The success of ‘loser pays’ is destined to be viewed as a key victory for the Republican legislature over a group that once enjoyed almost limitless influence in the state: the Texas Trial Lawyers Association, which lobbied aggressively against the law. Prior to the reforms instituted in 2003 and 2005, Texas was an ambulance chaser’s paradise. Nowadays, even the $13 million the trial lawyers spent to defeat Perry and other pro-tort-reform Republicans in the 2010 election had little impact. In a stunning rebuke, Lt. Gov. David Dewhurst stared down the trial lawyer lobby and shepherded the measure through to a 31–0 vote in the Senate.
More important than the defeat for the TTLA, is what the reform actually does: It makes it less legally perilous to operate a business in the state of Texas.
‘Loser pays’ reform will result in fewer frivolous lawsuits, lower litigation costs, and more expedient justice for legitimate claims. Just as important, the passage of loser pays is yet another example of how Texas has taken the national lead in job creation and the fostering of a strong business climate.

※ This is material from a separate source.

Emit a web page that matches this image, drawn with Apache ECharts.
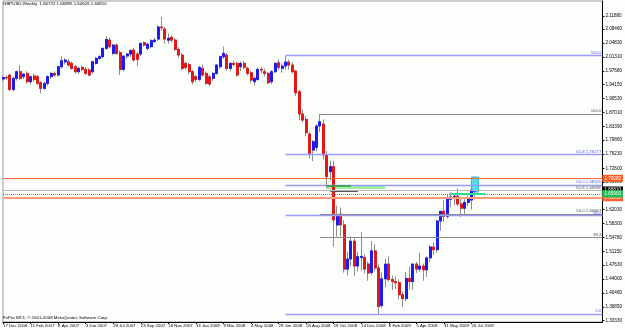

Immediately following Perry’s earlier reforms, the number of physicians applying to practice rose by 60 percent, filling a increasing need across the state, according to the Journal. Likewise, by tossing off the threatening shroud of frivolous lawsuits, Texas is removing yet another barrier to small business expansion and job growth.
As a bonus, trial lawyers will also have less money to spend supporting Democrats next go round.